Over very recent years firearm sales have hit record numbers and background checks are on point to come close. With so many first-time gun owners, expanding the number of gun ranges is important so they can practice their skills. For this reason, Congressman Blake Moore (UT-01) is introducing the Range Access Act. If passed, the bill promises to provide a free public shooting range in every National Forest and Bureau of Land Management (BLM) district.
Free Public Shooting Range in Every National Forest Thanks to the Range Access Act
The bill, cited as the “Range Access Act” intends “To facilitate the creation of designated shooting ranges on National Forest System land and public land administered by the Bureau of Land Management for the public to use for recreational target shooting, and for other purposes.”
According to Congressman Moore’s office, the hope is that by improving access more people can enjoy the outdoors. Additionally, it will generate more Pittman-Robertson funding, create safe places to shoot, reduce trash on public lands, and enhance ethical hunting.
The bill defines a designated shooting range as a “developed and managed area on Federal land that is designed and operated specifically for the purposeful discharge of legal firearms, firearms training, archery, or other associated activities.”
Likewise, the bill goes on to state that the shooting ranges must be able to accommodate rifles, pistols, and shotguns. However, archery accommodations will be up to each district. Each range must also include significantly modified landscapes including berms, buffer distances, or other public safety designs or features.
The public safety designs or features are listed as a designated firing line and benches. However, each district can decide to include shade structures, trash containers, and restrooms. An included line item also allows for any other features the Secretary concerned determines to be necessary.
The decision to build structures for affixing targets will involve community engagement and happen at the local level. However, if the range near you requires you to provide your own stand, you can construct them easily and inexpensively.
If enacted, Secretaries will have to cooperate with organizations that may be affected the legislation. The bill lists such entities as:
- Local and Tribal governments
- Nonprofit organizations
- State fish and wildlife agencies
- Shooting clubs
- Federal advisory councils relating to hunting and shooting sports
- Nongovernmental organizations that, as of the date of enactment of this Act, are signatories to the memorandum of understanding entitled ‘‘Federal Lands Hunting, Fishing, and Shooting Sports Roundtable Memorandum of Understanding’’ and signed by the Forest Service and the Bureau of Land Management on August 17, 2006
- Individuals or entities with authorized leases or permits in an area under consideration for a designated shooting range
- The public.
Similarly, the management of each shooting range is subject to conditions put forth by the Secretary concerned. Such conditions include the safe and responsible use of the designated shooting range and adjacent resources. Presumably, this includes the creation of specific range rules and other range information.
“The National Shooting Sports Foundation commends Congressman Blake Moore for introducing this vitally important legislation to increase access for the public to practice marksmanship at safe recreational shooting ranges,” said Lawrence G. Keane, NSSF Senior Vice President and General Counsel.

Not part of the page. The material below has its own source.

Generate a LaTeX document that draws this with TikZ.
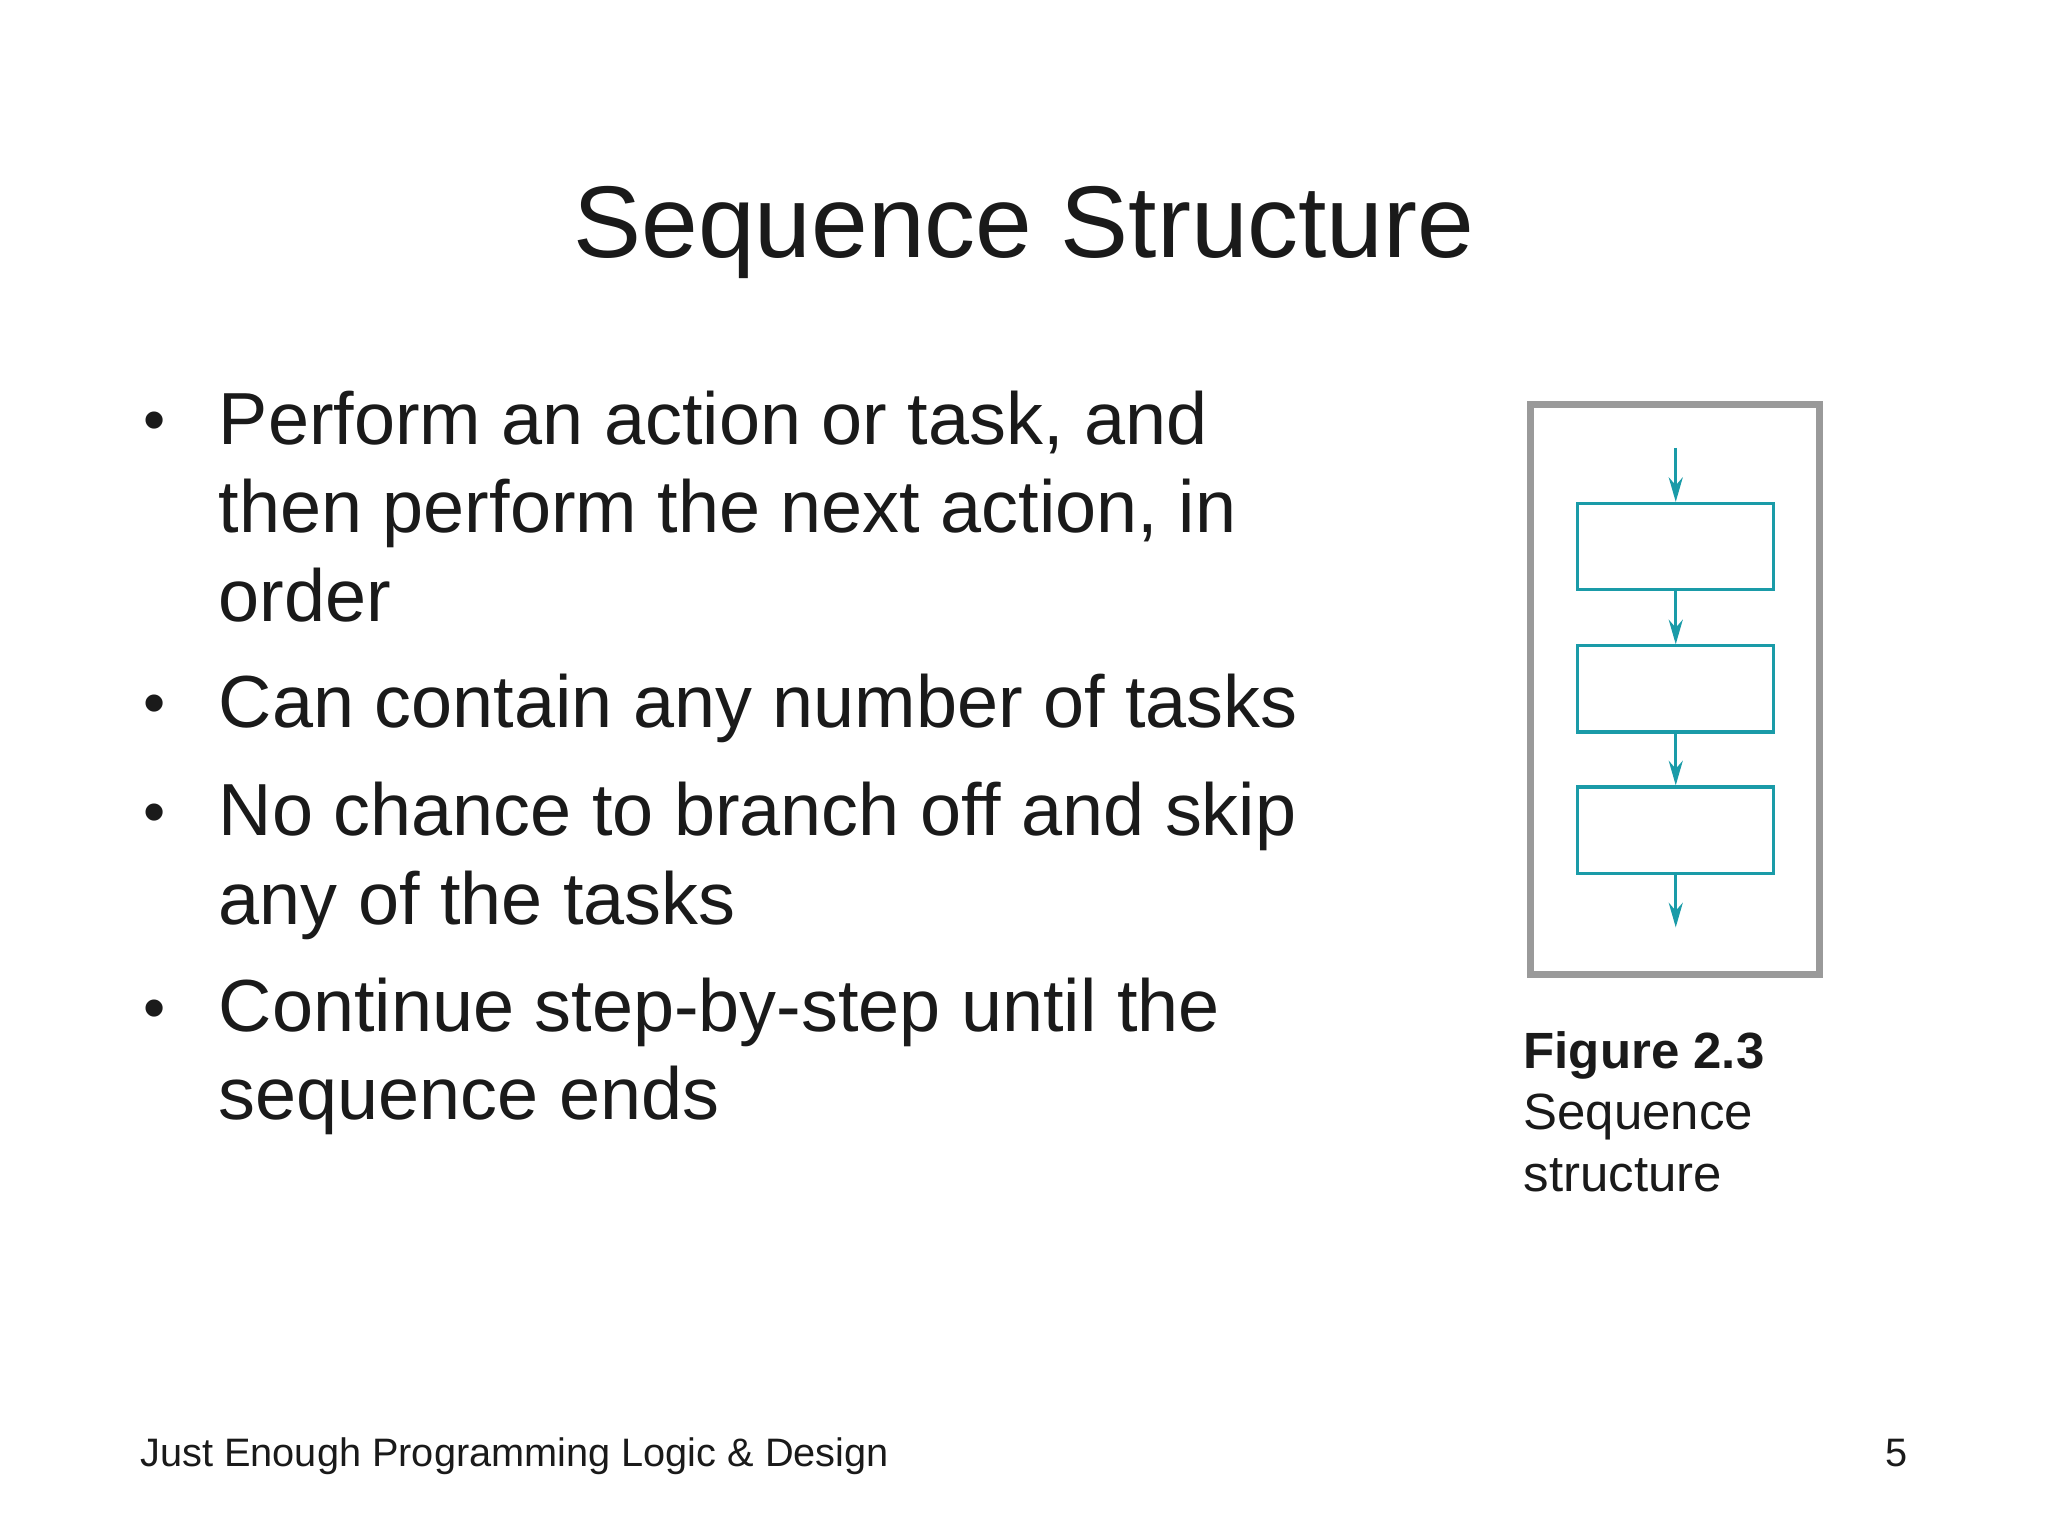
\documentclass[tikz,border=0pt]{standalone}
\usepackage{fontspec}
\setmainfont{Liberation Sans}
\usetikzlibrary{arrows.meta}
\definecolor{teal1}{HTML}{1A9BA8}
\definecolor{frame1}{HTML}{9A9A9A}
\definecolor{txt}{HTML}{1A1A1A}
\begin{document}
\begin{tikzpicture}[x=0.01306cm,y=-0.01306cm,
  line/.style={anchor=base west,inner sep=0,text=txt,font=\fontsize{21}{25}\selectfont},
  bul/.style={anchor=base west,inner sep=0,text=txt,font=\fontsize{18}{22}\selectfont},
  captext/.style={anchor=base west,inner sep=0,text=txt,font=\fontsize{14.5}{17}\selectfont},
  taskbox/.style={draw=teal1,line width=0.9pt,minimum width=150*0.01306cm,minimum height=66*0.01306cm,inner sep=0},
  flow/.style={draw=teal1,line width=0.8pt,-{Stealth[length=7pt,width=4pt]}}]
\useasboundingbox (0,0) rectangle (1568,1176);
\node[anchor=base,inner sep=0,text=txt,font=\fontsize{29}{34}\selectfont] (title) at (784,197) {Sequence Structure};
\foreach \n/\y in {b1/338,b2/555,b3/638,b4/788}{\node[bul] (\n) at (109,\y) {•};}
\node[line] (l1) at (167,340) {Perform an action or task, and};
\node[line] (l2) at (167,408) {then perform the next action, in};
\node[line] (l3) at (167,476) {order};
\node[line] (l4) at (167,557) {Can contain any number of tasks};
\node[line] (l5) at (167,640) {No chance to branch off and skip};
\node[line] (l6) at (167,708) {any of the tasks};
\node[line] (l7) at (167,790) {Continue step-by-step until the};
\node[line] (l8) at (167,857) {sequence ends};
\node[draw=frame1,line width=2pt,minimum width=221*0.01306cm,minimum height=436*0.01306cm,inner sep=0] (frame) at (1282.5,528) {};
\node[taskbox] (t1) at (1283,418.5) {};
\node[taskbox] (t2) at (1283,527.5) {};
\node[taskbox] (t3) at (1283,635.5) {};
\coordinate (s) at (1283,343);
\coordinate (e) at (1283,710);
\draw[flow] (s) -- (t1.north);
\draw[flow] (t1.south) -- (t2.north);
\draw[flow] (t2.south) -- (t3.north);
\draw[flow] (t3.south) -- (e);
\node[captext,font=\fontsize{14.5}{17}\selectfont\bfseries] (c1) at (1166,818) {Figure 2.3};
\node[captext] (c2) at (1166,865) {Sequence};
\node[captext] (c3) at (1166,912) {structure};
\node[anchor=base west,inner sep=0,text=txt,font=\fontsize{11.3}{14}\selectfont] (foot) at (107,1123) {Just Enough Programming Logic \& Design};
\node[anchor=base east,inner sep=0,text=txt,font=\fontsize{11.3}{14}\selectfont] (pg) at (1461,1123) {5};
\end{tikzpicture}
\end{document}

“This legislation, that would require the U.S. Forest Service and Bureau of Land Management to have at least one qualifying recreational shooting range in each National Forest and BLM district, is crucial to ensuring safe public recreational shooting. Congressman Moore’s bill would also benefit conservation by reducing pollution at non-dedicated ranges on federal public lands while also generating additional Pittman-Robertson revenue,” he concluded.
The Range Access Act and What It Means to You
I reached out to Congressman Moore’s office and inquired about the funding for this act. Since USFS and BLM already have a mission to enhance recreation, there is no new funding necessary. This new act would fall under their existing responsibilities.
Likewise, the recent press release clarifies, “By making it easier to recreate, this bill will enhance Pittman-Robertson funding that flows toward state wildlife and fish management agencies. Under the Pittman-Robertson Act, an excise tax is levied on the purchase of ammunition, firearms, and archery equipment that funds critically important conservation programs. Since being enacted in 1937, more than $15 billion has been transferred to states.”
For commercial range owners, Congressman Moore’s office assured me this is only to provide access where there currently is none. This is about complementing range access, not competing.
“This legislation is an important step in expanding access to recreational shooting practice. Americans from coast to coast love spending time in the outdoors, and expanding our ability to recreate on and enjoy our public lands is one of my core focuses in Congress,” said Congressman Blake Moore. “The Range Access Act would establish free shooting ranges for sportsmen to safely participate in target practice while supporting our wildlife conservation and local economies.”
If you would like to help this legislation succeed, contact your state representative and express your interest in the bill. Likewise, spread the word and have friends and family do the same. Places to safely practice are essential with the addition of so many new shooters in the shooting sports and concealed carry.
Additionally, it is important that you leave ranges cleaner than you found them. The better we look, the better our reputation as responsible, and environmentally friendly recreational shooters.